I get a nice job in Beaumont. I move to nearby Sour Lake. Dave Payne, the mayor of Sour Lake, cuts my hair (although he did raise the price to $4.50 when he got elected). My place is in the country. It’s too small to be called a ranch; it’s only a few acres. But sometimes I call it a ranch anyway.

I start listening to crossover country; even get into a little Hank Williams and the guy who plays the fiddle. (His name escapes me at the moment.) Not bad for a city kid. I get a few dogs and cats and chickens and ducks.

(Get ready, ’cause here is where I start going wrong.)

Now, it’s hard to be country with just chickens and ducks. I mean, you can’t strike up a conversation with some guy in the Lone Star Cafe and honestly say, “Oh, yeah, I got a ranch about twelve miles out of Beaumont.” That’s because the next question the guy is going to ask is “Sounds nice, what are you raising out there?”
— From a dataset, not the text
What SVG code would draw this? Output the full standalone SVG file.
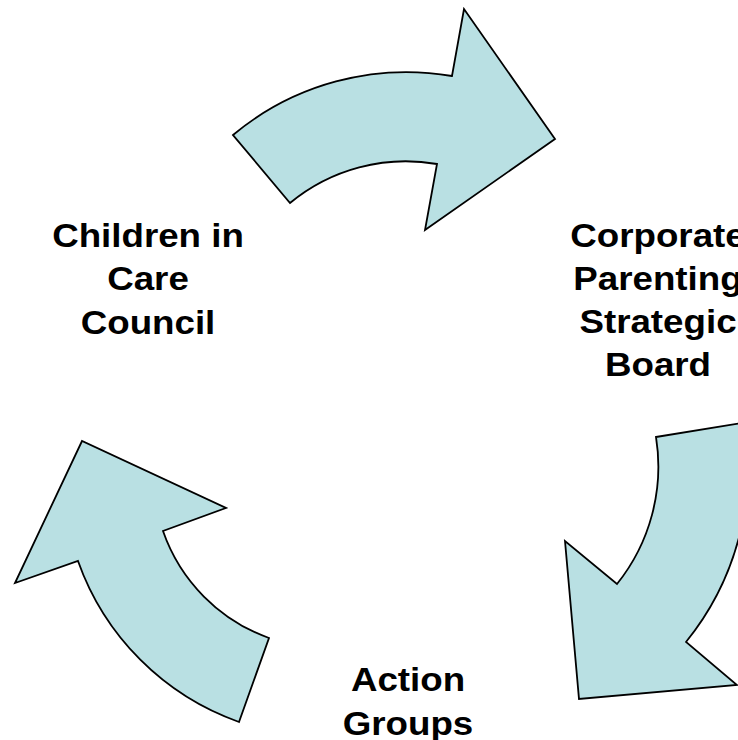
<svg xmlns="http://www.w3.org/2000/svg" width="738" height="740" viewBox="0 0 738 740">
  <style>
    .arrow { fill: #B9E0E3; stroke: #000000; stroke-width: 1.8; stroke-linejoin: miter; }
    .label { font-family: "Liberation Sans", Arial, sans-serif; font-weight: bold; font-size: 34px; fill: #000000; text-anchor: middle; }
  </style>

  <rect width="738" height="740" fill="#FFFFFF"/>

  <!-- curved block arrows forming the cycle -->
  <g id="connectors">
    <path id="arrow-top" class="arrow" d="M 233,135 A 270.4 270.4 0 0 1 452,76 L 464,9 L 555,139 L 425,230 L 437,164 A 181.3 181.3 0 0 0 290,203 Z"/>
    <path id="arrow-right" class="arrow" d="M 656,437 L 744.5,422.6 A 277.5 277.5 0 0 1 686,642 L 737,685 L 579,699 L 565,541 L 617,584 A 187.6 187.6 0 0 0 656,437 Z"/>
    <path id="arrow-left" class="arrow" d="M 239,722 L 269,638 A 174.6 174.6 0 0 1 163,531 L 226,508 L 82,441 L 15,583 L 78,561 A 264.4 264.4 0 0 0 239,722 Z"/>
  </g>

  <!-- labels are set slightly wide -->
  <g id="node-children-in-care-council" transform="translate(148 0) scale(1.08 1)">
    <text class="label" x="0" y="247">Children in</text>
    <text class="label" x="0" y="290">Care</text>
    <text class="label" x="0" y="334">Council</text>
  </g>

  <g id="node-corporate-parenting-board" transform="translate(658 0) scale(1.08 1)">
    <text class="label" x="0" y="247">Corporate</text>
    <text class="label" x="0" y="290">Parenting</text>
    <text class="label" x="0" y="333">Strategic</text>
    <text class="label" x="0" y="376">Board</text>
  </g>

  <g id="node-action-groups" transform="translate(408 0) scale(1.08 1)">
    <text class="label" x="0" y="691">Action</text>
    <text class="label" x="0" y="735">Groups</text>
  </g>
</svg>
Being an honest country sort, you’re obligated to answer, “Chickens and ducks.” Then the conversation sort of dwindles away.

Well, I’m not quite ready for cows and horses. Those things can step on you and stampede and stuff like that. Roy Rogers was always having trouble with stampeding cattle. But what about pigs?

They don’t take up all that much room and they are quiet and I’ve never heard of a pig stampede. They just lie around and eat and I’ve read that they are clean and I know they don’t cost much.

So I mention it to a few guys in the office, and two of them think it would be great if I raised a couple pigs for them. And I think it’s pretty great too because my pig won’t be lonely. And the kids think it’ll be great because of course they will have a pig of their own.

I have often reflected on how they arrived at that assumption, but it seemed quite natural at the time. And four pigs somehow seemed like the right number.

It’s a Saturday morning in March, and I’ve just about got the pen finished. I nail up the last of the hog wire on my 24-by-30-foot fence, pile the whole family into the car, throw a burlap sack in the trunk (I’ve got to get a pickup), and head off to buy the pigs.

I buy this one little piglet. I try to act like I know what I’m doing, but I’m pretty sure the guy sees right through me, and it doesn’t help having the kids cuddling the piglet and making cooing sounds.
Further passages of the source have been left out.